The third play “The Beginning and End” was devised from a Jamaican cultural tradition known as Kumina. This is a religious survival of African derivation rooted in ancestor worship famous for its very distinctive dance ritual and identifiable spiritual drum rhythms. It is steeped in a strong setting of a monarchy in the province in which it is practised in rural Jamaica (Portland). 

This group, comprising Frederick Minty, Christine Alphonso, Mariela Bennett, Christine Singh and Jude Holder, devised a plot in which rituals of royal succession become interwoven and compromised by personal intrigue. It was a commendable attempt to recreate and dramatise the Kumina community.

The other strong feature of Drama Explosion was the exhibition of storytelling. A clearly significant array of tales were selected and performed. Some were original compositions based on village life and other human circumstances. Others were humorous and the audience could relate to them. But there were those that evoked special interest because they seemed drawn from an ancient Guyanese folk tradition of beliefs and folk tales. A prize for the best story was awarded to Eion Adams.

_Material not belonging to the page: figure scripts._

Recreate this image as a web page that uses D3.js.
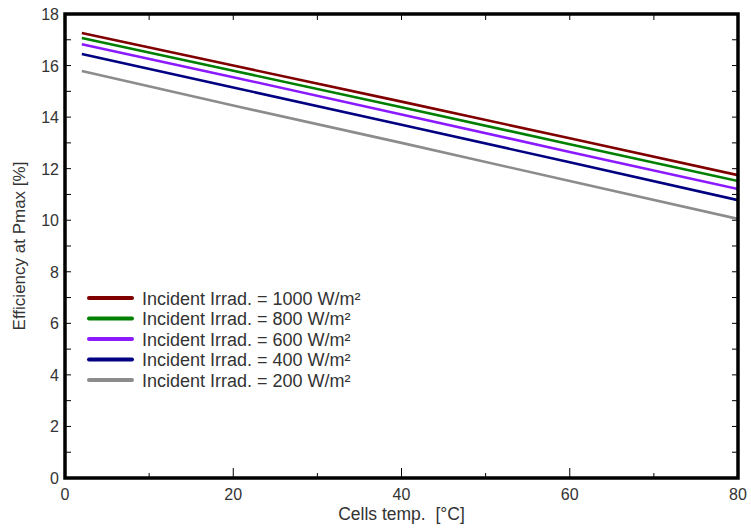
<!DOCTYPE html>
<html><head><meta charset="utf-8">
<script src="https://cdn.jsdelivr.net/npm/d3@7"></script>
<style>body{margin:0;background:#fff}svg{display:block}text{font-family:"Liberation Sans",Arial,sans-serif}</style>
</head><body><svg id="c" width="751" height="531"></svg>
<script>
const temps = [2, 20, 40, 60, 80];
const e1000 = [17.26, 16.0, 14.6, 13.18, 11.75];
const e800  = [17.07, 15.8, 14.38, 12.95, 11.52];
const e600  = [16.83, 15.55, 14.1, 12.65, 11.21];
const e400  = [16.45, 15.15, 13.7, 12.25, 10.78];
const e200  = [15.79, 14.45, 13.0, 11.52, 10.05];
const seriesNames = ["Incident Irrad. = 1000 W/m²","Incident Irrad. = 800 W/m²","Incident Irrad. = 600 W/m²","Incident Irrad. = 400 W/m²","Incident Irrad. = 200 W/m²"];
const seriesValues = [e1000, e800, e600, e400, e200];
const colors = ["#800000","#008000","#8c1aff","#000080","#8c8c8c"];
const xTickLabels = [0,20,40,60,80];
const yTickLabels = [0,2,4,6,8,10,12,14,16,18];

const svg = d3.select("#c");
const L=65, R=738, T=14, B=478;
const x = d3.scaleLinear().domain([0,80]).range([L,R]);
const y = d3.scaleLinear().domain([0,18]).range([B,T]);
const txt = "#333";

const g = svg.append("g");
d3.range(0,81,10).forEach(v=>{
  const major = v%20===0;
  g.append("line").attr("x1",x(v)).attr("x2",x(v)).attr("y1",B).attr("y2",B-(major?10:5)).attr("stroke","#000").attr("stroke-width",1);
  g.append("line").attr("x1",x(v)).attr("x2",x(v)).attr("y1",T).attr("y2",T+6).attr("stroke","#000").attr("stroke-width",1);
});
d3.range(0,19,1).forEach(v=>{
  g.append("line").attr("x1",L).attr("x2",L+6).attr("y1",y(v)).attr("y2",y(v)).attr("stroke","#000").attr("stroke-width",1);
  g.append("line").attr("x1",R).attr("x2",R-6).attr("y1",y(v)).attr("y2",y(v)).attr("stroke","#000").attr("stroke-width",1);
});
xTickLabels.forEach(v=>{
  svg.append("text").attr("x",x(v)).attr("y",B+22).attr("text-anchor","middle").attr("font-size",16).attr("fill",txt).text(v);
});
yTickLabels.forEach(v=>{
  svg.append("text").attr("x",L-6).attr("y",y(v)+6).attr("text-anchor","end").attr("font-size",16).attr("fill",txt).text(v);
});
svg.append("text").attr("x",(L+R)/2).attr("y",520).attr("text-anchor","middle").attr("font-size",17.5).attr("fill",txt).style("white-space","pre").text("Cells temp.  [°C]");
svg.append("text").attr("transform",`translate(25,${(T+B)/2}) rotate(-90)`).attr("text-anchor","middle").attr("font-size",17).attr("fill",txt).text("Efficiency at Pmax [%]");

const line = d3.line().x((d,i)=>x(temps[i])).y(d=>y(d));
svg.append("clipPath").attr("id","cp").append("rect").attr("x",L).attr("y",T).attr("width",R-L).attr("height",B-T);
seriesValues.forEach((vals,i)=>{
  svg.append("path").attr("d",line(vals)).attr("fill","none").attr("stroke",colors[i]).attr("stroke-width",2.6).attr("clip-path","url(#cp)");
});

svg.append("rect").attr("x",L).attr("y",T).attr("width",R-L).attr("height",B-T).attr("fill","none").attr("stroke","#000").attr("stroke-width",3.5);

seriesNames.forEach((n,i)=>{
  const yy = 298 + i*20.5;
  svg.append("line").attr("x1",89).attr("x2",132).attr("y1",yy).attr("y2",yy).attr("stroke",colors[i]).attr("stroke-width",4).attr("stroke-linecap","round");
  svg.append("text").attr("x",142).attr("y",yy+6.5).attr("font-size",18).attr("fill",txt).text(n);
});
</script></body></html>
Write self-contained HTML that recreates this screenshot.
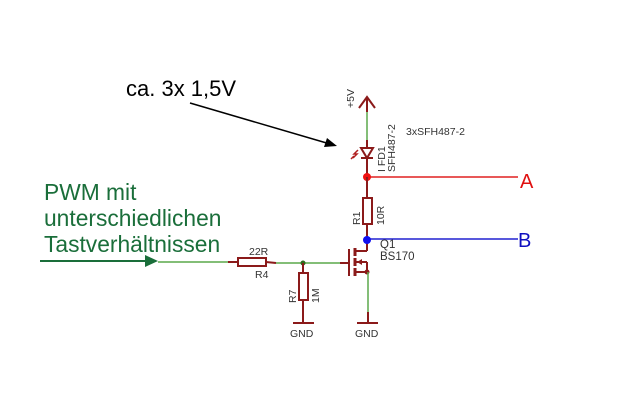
<!DOCTYPE html>
<html><head><meta charset="utf-8"><style>
html,body{margin:0;padding:0;background:#fff;}
svg{display:block;font-family:"Liberation Sans",sans-serif;}
</style></head><body>
<svg width="640" height="402" viewBox="0 0 640 402" xmlns="http://www.w3.org/2000/svg">
<rect width="640" height="402" fill="#fff"/>
<text x="126" y="96" font-size="22" fill="#000">ca. 3x 1,5V</text>
<line x1="190" y1="103" x2="330" y2="144" stroke="#000" stroke-width="1.5"/>
<polygon points="337,146 324,147 327,138" fill="#000"/>
<g fill="#1a6e3a" font-size="22.8">
<text x="44" y="200">PWM mit</text>
<text x="44" y="226">unterschiedlichen</text>
<text x="44" y="252">Tastverhältnissen</text>
</g>
<line x1="40" y1="261" x2="148" y2="261" stroke="#1a6e3a" stroke-width="2"/>
<polygon points="158,261 145,255 145,267" fill="#1a6e3a"/>
<line x1="158" y1="262" x2="228" y2="262" stroke="#5aa84a" stroke-width="1.5"/>
<line x1="276" y1="263" x2="340" y2="263" stroke="#5aa84a" stroke-width="1.5"/>
<line x1="228" y1="262" x2="238" y2="262" stroke="#8b1a1a" stroke-width="2"/>
<line x1="266" y1="262" x2="276" y2="263" stroke="#8b1a1a" stroke-width="2"/>
<line x1="340" y1="263" x2="349" y2="263" stroke="#8b1a1a" stroke-width="2"/>
<rect x="238" y="258" width="28" height="8" fill="#fff" stroke="#8b1a1a" stroke-width="2"/>
<text x="249" y="255" font-size="10.5" fill="#333">22R</text>
<text x="255" y="278" font-size="10.5" fill="#333">R4</text>
<circle cx="303" cy="263" r="2.5" fill="#2e6b1e"/>
<line x1="303" y1="263" x2="303" y2="273" stroke="#8b1a1a" stroke-width="2"/>
<rect x="299" y="273" width="9" height="27" fill="#fff" stroke="#8b1a1a" stroke-width="2"/>
<line x1="303" y1="300" x2="303" y2="323" stroke="#8b1a1a" stroke-width="2"/>
<line x1="293" y1="323" x2="314" y2="323" stroke="#8b1a1a" stroke-width="2"/>
<text x="0" y="0" font-size="10.5" fill="#333" transform="translate(296,303) rotate(-90)">R7</text>
<text x="0" y="0" font-size="10.5" fill="#333" transform="translate(319,303) rotate(-90)">1M</text>
<text x="290" y="337" font-size="10.5" fill="#333">GND</text>
<line x1="367" y1="99" x2="367" y2="142" stroke="#5aa84a" stroke-width="1.5"/>
<polyline points="359,108 367,97 375,108" fill="none" stroke="#8b1a1a" stroke-width="2"/>
<line x1="367" y1="97" x2="367" y2="112" stroke="#8b1a1a" stroke-width="2"/>
<text x="0" y="0" font-size="10.5" fill="#333" transform="translate(354,108) rotate(-90)">+5V</text>
<line x1="367" y1="140" x2="367" y2="177" stroke="#8b1a1a" stroke-width="2"/>
<polygon points="361,148 373,148 367,158" fill="#fff" stroke="#8b1a1a" stroke-width="2"/>
<line x1="361" y1="158" x2="373" y2="158" stroke="#8b1a1a" stroke-width="2"/>
<path d="M358,150 l-4,4 l3,0 l-4,4 M354,156 l-3,3" stroke="#b02020" stroke-width="1.5" fill="none"/>
<text x="0" y="0" font-size="10.5" fill="#333" transform="translate(385,172) rotate(-90)">I FD1</text>
<text x="0" y="0" font-size="10.5" fill="#333" transform="translate(395,172) rotate(-90)">SFH487-2</text>
<text x="406" y="135" font-size="10.5" fill="#333">3xSFH487-2</text>
<line x1="367" y1="177" x2="518" y2="177" stroke="#e02020" stroke-width="1.5"/>
<circle cx="367" cy="177" r="4" fill="#f01010"/>
<text x="520" y="188" font-size="20" fill="#e01010">A</text>
<line x1="367" y1="177" x2="367" y2="198" stroke="#8b1a1a" stroke-width="2"/>
<rect x="363" y="198" width="9" height="26" fill="#fff" stroke="#8b1a1a" stroke-width="2"/>
<line x1="367" y1="224" x2="367" y2="251" stroke="#8b1a1a" stroke-width="2"/>
<text x="0" y="0" font-size="10.5" fill="#333" transform="translate(360,225) rotate(-90)">R1</text>
<text x="0" y="0" font-size="10.5" fill="#333" transform="translate(384,225) rotate(-90)">10R</text>
<line x1="367" y1="239" x2="518" y2="239" stroke="#2020d0" stroke-width="1.5"/>
<circle cx="367" cy="240" r="4" fill="#1010f0"/>
<text x="518" y="247" font-size="20" fill="#1010c0">B</text>
<text x="380" y="248" font-size="11.5" fill="#333">Q1</text>
<text x="380" y="260" font-size="11.5" fill="#333">BS170</text>
<line x1="349" y1="249" x2="349" y2="276" stroke="#8b1a1a" stroke-width="2"/>
<g stroke="#8b1a1a" stroke-width="3">
<line x1="355" y1="248" x2="355" y2="256"/>
<line x1="355" y1="258" x2="355" y2="266"/>
<line x1="355" y1="268" x2="355" y2="276"/>
</g>
<g stroke="#8b1a1a" stroke-width="2">
<line x1="355" y1="251" x2="367" y2="251"/>
<line x1="355" y1="262" x2="367" y2="262"/>
<line x1="355" y1="272" x2="367" y2="272"/>
<line x1="367" y1="262" x2="367" y2="272"/>
</g>
<polygon points="357,262 362,259 362,265" fill="#8b1a1a"/>
<circle cx="367" cy="272" r="2.5" fill="#8b1a1a"/>
<line x1="368" y1="272" x2="368" y2="322" stroke="#5aa84a" stroke-width="1.5"/>
<line x1="368" y1="312" x2="368" y2="323" stroke="#8b1a1a" stroke-width="2"/>
<line x1="357" y1="323" x2="378" y2="323" stroke="#8b1a1a" stroke-width="2"/>
<text x="355" y="337" font-size="10.5" fill="#333">GND</text>
</svg>
</body></html>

Such tales as “Lightning and Thunder” told by Ariana Warde and “The Tale of the Silver Comb” narrated by Indra Chacon reflected ancient Amerindian mythology and might have been taken from the store of myths that belong to the largest corpus of oral literature in Guyana. In fact, “Lightning and Thunder” may be described as a myth of origin because of its assumed original function to explain cosmology, the universe and natural phenomena.

The silver comb has left a corpus of tales of the supernatural in Guyanese folklore, particularly those pertaining to the Fairmaid. These tales have come out of the Amerindian setting into a wider range of folk beliefs.